Things went differently on the west bank. The naval boats made it across the mighty Mississippi in the teeth of a strong current, the assault force landed and at a cost of 85 casualties quickly captured the American position, although it was held by about 1,500 men. Michell set up his rockets and began firing volleys of Congreves at the American line on the east bank. Once this was well underway, he turned his attention to examining the captured artillery. In all it amounted to sixteen guns and howitzers, one of which was inscribed “Taken at the Surrender of Yorktown in 1781.”
Andrew Jackson reported that the west bank guns were spiked before the American defenders fled. That may have been so, but an experienced officer like Michell would have ensured that his men had bought the sweet oil, screw-taps and other necessary items for withdrawing soft iron spikes from touchholes, and he “commenced cleaning enemy’s guns to form a battery to enfilade their lines on the left [east] bank.” It has been claimed that the Americans believed that the loss of the west bank battery so greatly weakened their defences that, if the British attack had been renewed, they would have evacuated New Orleans (History of the Corps of Royal Engineers Vol I p 363 refers).
The new British Commander decided to break off the attack.
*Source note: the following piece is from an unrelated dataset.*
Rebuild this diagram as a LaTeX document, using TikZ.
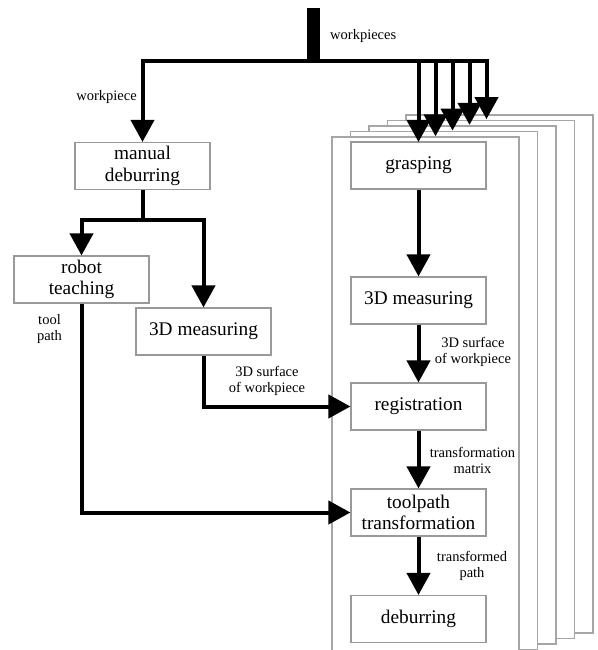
\documentclass[tikz,border=0pt]{standalone}
\usepackage{fontspec}
\setmainfont{Liberation Serif}
\usetikzlibrary{arrows.meta}

\definecolor{boxgray}{gray}{0.6}
\definecolor{framegray}{gray}{0.65}

\begin{document}
\begin{tikzpicture}[x=1pt, y=-1pt,
    procbox/.style={draw=boxgray, line width=1.1pt, fill=white, minimum width=135pt,
        minimum height=47pt, inner sep=0pt, align=center,
        font=\fontsize{19.3}{21.5}\selectfont},
    note/.style={align=center, inner sep=0pt, font=\fontsize{14.5}{16}\selectfont},
    flowline/.style={line width=4pt},
    flow/.style={line width=4pt, -{Triangle[width=23pt,length=22pt]}},
    frame/.style={draw=framegray, line width=1.1pt, fill=white}]

    \useasboundingbox (0,0) rectangle (597,650);

    % Stacked cells, back to front
    \foreach \k in {4,3,2,1,0} {
        \draw[frame] ({332+18.5*\k},{137-5.5*\k}) rectangle ++(187,518);
    }

    % Process boxes
    \node[procbox] (manual) at (142.5,166) {manual\\deburring};
    \node[procbox] (teach) at (81.5,279.5) {robot\\teaching};
    \node[procbox] (scanL) at (203.5,331.5) {3D measuring};
    \node[procbox] (grasp) at (418.5,165.5) {grasping};
    \node[procbox] (scanR) at (418.5,300.5) {3D measuring};
    \node[procbox] (regist) at (418.5,406.5) {registration};
    \node[procbox] (tpath) at (418.5,512.5) {toolpath\\transformation};
    \node[procbox] (deburr) at (418.5,619) {deburring};

    % Feed of workpieces
    \coordinate (feed) at (313.5,8);
    \coordinate (bus) at (313.5,61);
    \coordinate (busR) at (486.5,61);
    \draw[line width=13pt] (feed) -- (bus);
    \draw[flow] (busR) -- (manual.north |- bus) -- (manual.north);
    \foreach \k in {0,...,4} {
        \coordinate (tip\k) at ({418.5+17*\k},{142-5.7*\k});
        \draw[flow, shorten <=-2pt] (tip\k |- bus) -- (tip\k);
    }

    % Left branch
    \coordinate (fork) at (142.5,220);
    \draw[flowline] (manual.south) -- (fork);
    \draw[flow] (fork) -| (teach.north);
    \draw[flow] (fork) -| (scanL.north);
    \draw[flow] (scanL.south) |- (regist.west);
    \draw[flow] (teach.south) |- (tpath.west);

    % Right column
    \draw[flow] (grasp.south) -- (scanR.north);
    \draw[flow] (scanR.south) -- (regist.north);
    \draw[flow] (regist.south) -- (tpath.north);
    \draw[flow] (tpath.south) -- (deburr.north);

    % Labels
    \node[note, anchor=west] (lblfeed) at (330,36) {workpieces};
    \node[note, anchor=east] (lblwp) at (137,97) {workpiece};
    \node[note] (lbltool) at (49.5,329.5) {tool\\path};
    \node[note] (lblsurfL) at (267,381) {3D surface\\of workpiece};
    \node[note] (lblsurfR) at (473,352) {3D surface\\of workpiece};
    \node[note] (lblmat) at (472.5,460.5) {transformation\\matrix};
    \node[note] (lbltf) at (472,565.5) {transformed\\path};

\end{tikzpicture}
\end{document}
By 21 January 1815, Michell was back aboard the flagship Royal Oak. He was present at the capture of Fort Bowyer in Mobile bay on 15 February 1815. The next day, news arrived that the negotiators had signed a peace treaty – on 24 December 1814.
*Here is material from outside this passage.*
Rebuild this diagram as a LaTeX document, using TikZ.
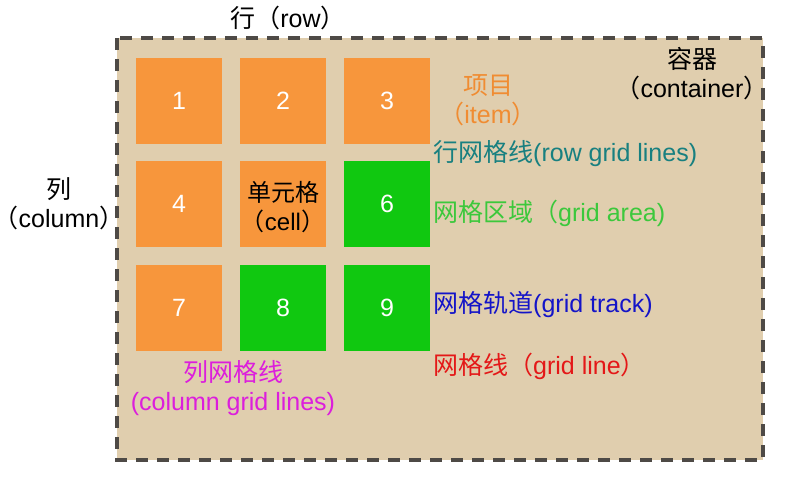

‘The Man Who Burned Down the White House’
Michell reached Portsmouth on 30 May 1815 but, together with all the artillery returning from North America, he was ordered to join the Duke of Wellington’s Army in the Low Countries and sailed to Ostend on 9 June. He arrived too late to join the battle of Waterloo, although Michell could hear the gunfire. After the battle, as the Allied armies marched on Paris, six artillery Companies, including Michell’s, were detached to serve with the Prussian army that had undertaken to capture Napoleon’s fortresses that defended the north-east border of France. Each stronghold in succession was bombarded until it surrendered. Afterwards, in December 1815, Michell was appointed to a distinguished Commission with a mandate to study and report on Prussian fortresses.
He returned home in 1816 and was based at Woolwich to oversee the reduction of the Royal Artillery to its peacetime establishment. He served as Brigade-Major on the Artillery Staff and as Adjutant-General in Ireland. On 22 July 1830, Michell was promoted to become Lieutenant-Colonel, commanding the 8th Battalion, Royal Artillery. Sent out to Canada 1831-36, he was awarded a C.B. and promoted to Colonel on 23 November 1841. From 1844-45 he commanded the Royal Artillery in Gibraltar, becoming a Major-General in the Army and Colonel-Commandant in the Royal Artillery in 1854 and 1856 respectively. General Michell was advanced to K.C.B. in 1861. He died in London on 23 August 1866.
A full-length portrait depicting Michell against a background of the Burning of Washington was hung in the dining room of the Officers Mess at the Royal School of Artillery, Larkhill, Wiltshire. Many generations of Gunner officers have enjoyed pointing it out to visiting American guests, especially during the terms of particularly controversial Presidents!